* **Source data**
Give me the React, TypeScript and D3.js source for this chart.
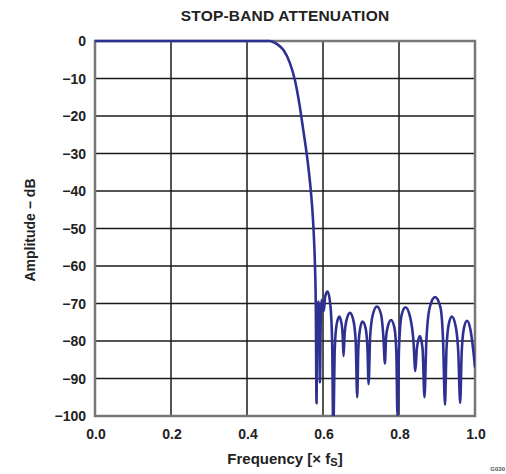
import React from "react";
import * as d3 from "d3";

const W = 506;
const H = 474;
const M = { left: 95, right: 475, top: 41, bottom: 416 };

const title = "STOP-BAND ATTENUATION";
const xTicks = [0, 0.2, 0.4, 0.6, 0.8, 1.0];
const yTicks = [0, -10, -20, -30, -40, -50, -60, -70, -80, -90, -100];

// Passband + transition band [freq (x fs), amplitude dB]
const transition: [number, number][] = [
  [0.0, 0], [0.46, 0], [0.467, -0.2], [0.48, -0.9], [0.496, -2.4], [0.513, -5.9],
  [0.526, -10.4], [0.539, -17.5], [0.548, -23.7], [0.557, -30], [0.563, -35],
  [0.568, -40], [0.572, -45], [0.575, -50], [0.578, -57], [0.5795, -62], [0.581, -70],
];

// Stop band lobes (nulls, shoulders, peaks)
const stopband: [number, number][] = [
  [0.583, -96.6], [0.585, -75], [0.588, -69.5], [0.5905, -75], [0.592, -91],
  [0.594, -75], [0.597, -69], [0.602, -72],
  [0.606, -68], [0.612, -66.8], [0.619, -70], [0.624, -80], [0.627, -104],
  [0.631, -82], [0.636, -75.5], [0.643, -73.5], [0.649, -75.5], [0.652, -79], [0.654, -84],
  [0.657, -78], [0.663, -74], [0.671, -72.5], [0.68, -74.5], [0.686, -80], [0.69, -95],
  [0.693, -82], [0.698, -76.5], [0.704, -74.8], [0.712, -76.5], [0.717, -82], [0.72, -91.5],
  [0.724, -79], [0.731, -73], [0.742, -70.8], [0.753, -73], [0.759, -79], [0.763, -86],
  [0.766, -79], [0.771, -76], [0.779, -74.4], [0.788, -76.5], [0.793, -83], [0.796, -100],
  [0.8, -82], [0.807, -73], [0.817, -71], [0.829, -73.5], [0.838, -80], [0.843, -88],
  [0.847, -82], [0.855, -78.7], [0.862, -82], [0.867, -95],
  [0.872, -80], [0.881, -71], [0.895, -68.3], [0.909, -71], [0.916, -80], [0.921, -97],
  [0.925, -82], [0.931, -75.5], [0.939, -73.5], [0.949, -76], [0.956, -83], [0.961, -96.5],
  [0.965, -83], [0.971, -76.5], [0.979, -74.6], [0.988, -77], [0.996, -83], [1.0, -87],
];

export default function App() {
  const x = d3.scaleLinear().domain([0, 1]).range([M.left, M.right]);
  const y = d3.scaleLinear().domain([-100, 0]).range([M.bottom, M.top]);
  const data = [...transition, ...stopband];
  const line = d3
    .line<[number, number]>()
    .x((d) => x(d[0]))
    .y((d) => y(d[1]))
    .curve(d3.curveMonotoneX);
  const font = "'Liberation Sans', Arial, sans-serif";
  const fmt = (v: number) => (v < 0 ? "\u2212" + Math.abs(v) : String(v));
  return (
    <svg
      width={W}
      height={H}
      style={{ position: "absolute", left: 0, top: 0, background: "#fff" }}
      fontFamily={font}
    >
      <defs>
        <clipPath id="plot">
          <rect x={M.left} y={M.top - 2} width={M.right - M.left} height={M.bottom - M.top + 2} />
        </clipPath>
      </defs>
      <text x={285} y={21} textAnchor="middle" fontWeight="bold" fontSize={15.5} letterSpacing={0.2} fill="#222">
        {title}
      </text>
      {xTicks.slice(1, -1).map((t) => (
        <line key={"gx" + t} x1={x(t)} x2={x(t)} y1={M.top} y2={M.bottom} stroke="#1a1a1a" strokeWidth={1.5} />
      ))}
      {yTicks.slice(1, -1).map((t) => (
        <line key={"gy" + t} x1={M.left} x2={M.right} y1={y(t)} y2={y(t)} stroke="#1a1a1a" strokeWidth={1.5} />
      ))}
      <rect
        x={M.left}
        y={M.top}
        width={M.right - M.left}
        height={M.bottom - M.top}
        fill="none"
        stroke="#777"
        strokeWidth={2.5}
      />
      <path d={line(data) || ""} fill="none" stroke="#2e3192" strokeWidth={2.6} clipPath="url(#plot)" strokeLinejoin="round" />
      {yTicks.map((t) => (
        <text key={"ty" + t} x={86} y={y(t) + 5} textAnchor="end" fontWeight="bold" fontSize={14} fill="#222">
          {fmt(t)}
        </text>
      ))}
      {xTicks.map((t) => (
        <text key={"tx" + t} x={x(t) + 1} y={439} textAnchor="middle" fontWeight="bold" fontSize={14} fill="#222">
          {t.toFixed(1)}
        </text>
      ))}
      <text x={285} y={464} textAnchor="middle" fontWeight="bold" fontSize={15} fill="#222">
        Frequency [× f<tspan fontSize={11} dy={2}>S</tspan>
        <tspan dy={-2}>]</tspan>
      </text>
      <text
        transform="translate(35, 230) rotate(-90)"
        textAnchor="middle"
        fontWeight="bold"
        fontSize={14}
        fill="#222"
      >
        Amplitude − dB
      </text>
      <text x={505} y={471} textAnchor="end" fontWeight="bold" fontSize={6} fill="#555">
        G030
      </text>
    </svg>
  );
}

* **Task goal**
Skip every picture and return the lines above from the top through the one that contains "41, bottom: 416".

* **Worked answer**
Give me the React, TypeScript and D3.js source for this chart.
import React from "react";
import * as d3 from "d3";

const W = 506;
const H = 474;
const M = { left: 95, right: 475, top: 41, bottom: 416 };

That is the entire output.